EXERCISE REQUIREMENTS :: Retype the whole listing, please, keeping every line exact and dropping the pictures.
--- begin ---
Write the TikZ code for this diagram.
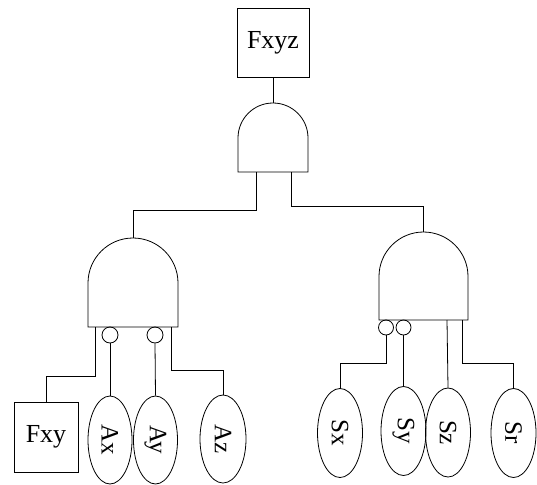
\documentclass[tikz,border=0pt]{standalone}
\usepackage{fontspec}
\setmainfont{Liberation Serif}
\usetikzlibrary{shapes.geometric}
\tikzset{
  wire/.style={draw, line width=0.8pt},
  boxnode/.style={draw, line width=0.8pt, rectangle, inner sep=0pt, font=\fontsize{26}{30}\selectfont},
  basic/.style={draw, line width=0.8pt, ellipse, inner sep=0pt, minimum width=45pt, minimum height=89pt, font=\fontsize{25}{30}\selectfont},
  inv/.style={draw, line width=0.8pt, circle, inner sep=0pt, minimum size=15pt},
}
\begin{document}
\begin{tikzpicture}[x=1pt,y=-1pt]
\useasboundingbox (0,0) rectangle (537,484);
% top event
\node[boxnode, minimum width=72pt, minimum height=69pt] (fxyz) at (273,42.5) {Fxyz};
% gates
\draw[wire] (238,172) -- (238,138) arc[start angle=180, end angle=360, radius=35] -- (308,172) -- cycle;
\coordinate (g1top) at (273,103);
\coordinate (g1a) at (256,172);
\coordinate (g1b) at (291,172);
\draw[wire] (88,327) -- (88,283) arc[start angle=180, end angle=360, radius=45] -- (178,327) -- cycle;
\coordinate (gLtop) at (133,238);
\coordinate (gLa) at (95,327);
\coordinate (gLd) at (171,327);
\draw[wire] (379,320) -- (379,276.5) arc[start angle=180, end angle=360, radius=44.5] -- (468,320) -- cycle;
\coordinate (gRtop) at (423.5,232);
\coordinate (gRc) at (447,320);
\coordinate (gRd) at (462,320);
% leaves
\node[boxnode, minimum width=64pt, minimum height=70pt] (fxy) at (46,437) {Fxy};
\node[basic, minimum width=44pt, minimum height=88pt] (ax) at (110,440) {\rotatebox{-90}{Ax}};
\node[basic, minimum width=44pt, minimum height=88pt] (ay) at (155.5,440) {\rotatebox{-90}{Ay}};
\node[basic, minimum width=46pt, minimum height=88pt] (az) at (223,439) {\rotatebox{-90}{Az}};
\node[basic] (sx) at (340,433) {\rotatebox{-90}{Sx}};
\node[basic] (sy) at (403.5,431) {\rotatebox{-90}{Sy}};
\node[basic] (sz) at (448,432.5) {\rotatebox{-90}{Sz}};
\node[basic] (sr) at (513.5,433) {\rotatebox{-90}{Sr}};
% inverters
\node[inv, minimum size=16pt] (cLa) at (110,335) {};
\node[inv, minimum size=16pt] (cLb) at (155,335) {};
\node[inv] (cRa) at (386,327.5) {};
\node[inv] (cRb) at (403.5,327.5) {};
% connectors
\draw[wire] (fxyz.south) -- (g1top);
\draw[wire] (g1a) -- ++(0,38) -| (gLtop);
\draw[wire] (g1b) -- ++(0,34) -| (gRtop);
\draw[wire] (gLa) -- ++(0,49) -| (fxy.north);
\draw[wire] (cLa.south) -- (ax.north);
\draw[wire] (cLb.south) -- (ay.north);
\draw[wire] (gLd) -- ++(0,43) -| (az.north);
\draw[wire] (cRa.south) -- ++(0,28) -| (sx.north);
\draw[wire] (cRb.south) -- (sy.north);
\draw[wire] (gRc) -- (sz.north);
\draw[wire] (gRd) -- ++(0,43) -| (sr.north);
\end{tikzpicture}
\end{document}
--- end ---
SOLUTION TO THIS TASK ::
Write the TikZ code for this diagram.
\documentclass[tikz,border=0pt]{standalone}
\usepackage{fontspec}
\setmainfont{Liberation Serif}
\usetikzlibrary{shapes.geometric}
\tikzset{
  wire/.style={draw, line width=0.8pt},
  boxnode/.style={draw, line width=0.8pt, rectangle, inner sep=0pt, font=\fontsize{26}{30}\selectfont},
  basic/.style={draw, line width=0.8pt, ellipse, inner sep=0pt, minimum width=45pt, minimum height=89pt, font=\fontsize{25}{30}\selectfont},
  inv/.style={draw, line width=0.8pt, circle, inner sep=0pt, minimum size=15pt},
}
\begin{document}
\begin{tikzpicture}[x=1pt,y=-1pt]
\useasboundingbox (0,0) rectangle (537,484);
% top event
\node[boxnode, minimum width=72pt, minimum height=69pt] (fxyz) at (273,42.5) {Fxyz};
% gates
\draw[wire] (238,172) -- (238,138) arc[start angle=180, end angle=360, radius=35] -- (308,172) -- cycle;
\coordinate (g1top) at (273,103);
\coordinate (g1a) at (256,172);
\coordinate (g1b) at (291,172);
\draw[wire] (88,327) -- (88,283) arc[start angle=180, end angle=360, radius=45] -- (178,327) -- cycle;
\coordinate (gLtop) at (133,238);
\coordinate (gLa) at (95,327);
\coordinate (gLd) at (171,327);
\draw[wire] (379,320) -- (379,276.5) arc[start angle=180, end angle=360, radius=44.5] -- (468,320) -- cycle;
\coordinate (gRtop) at (423.5,232);
\coordinate (gRc) at (447,320);
\coordinate (gRd) at (462,320);
% leaves
\node[boxnode, minimum width=64pt, minimum height=70pt] (fxy) at (46,437) {Fxy};
\node[basic, minimum width=44pt, minimum height=88pt] (ax) at (110,440) {\rotatebox{-90}{Ax}};
\node[basic, minimum width=44pt, minimum height=88pt] (ay) at (155.5,440) {\rotatebox{-90}{Ay}};
\node[basic, minimum width=46pt, minimum height=88pt] (az) at (223,439) {\rotatebox{-90}{Az}};
\node[basic] (sx) at (340,433) {\rotatebox{-90}{Sx}};
\node[basic] (sy) at (403.5,431) {\rotatebox{-90}{Sy}};
\node[basic] (sz) at (448,432.5) {\rotatebox{-90}{Sz}};
\node[basic] (sr) at (513.5,433) {\rotatebox{-90}{Sr}};
% inverters
\node[inv, minimum size=16pt] (cLa) at (110,335) {};
\node[inv, minimum size=16pt] (cLb) at (155,335) {};
\node[inv] (cRa) at (386,327.5) {};
\node[inv] (cRb) at (403.5,327.5) {};
% connectors
\draw[wire] (fxyz.south) -- (g1top);
\draw[wire] (g1a) -- ++(0,38) -| (gLtop);
\draw[wire] (g1b) -- ++(0,34) -| (gRtop);
\draw[wire] (gLa) -- ++(0,49) -| (fxy.north);
\draw[wire] (cLa.south) -- (ax.north);
\draw[wire] (cLb.south) -- (ay.north);
\draw[wire] (gLd) -- ++(0,43) -| (az.north);
\draw[wire] (cRa.south) -- ++(0,28) -| (sx.north);
\draw[wire] (cRb.south) -- (sy.north);
\draw[wire] (gRc) -- (sz.north);
\draw[wire] (gRd) -- ++(0,43) -| (sr.north);
\end{tikzpicture}
\end{document}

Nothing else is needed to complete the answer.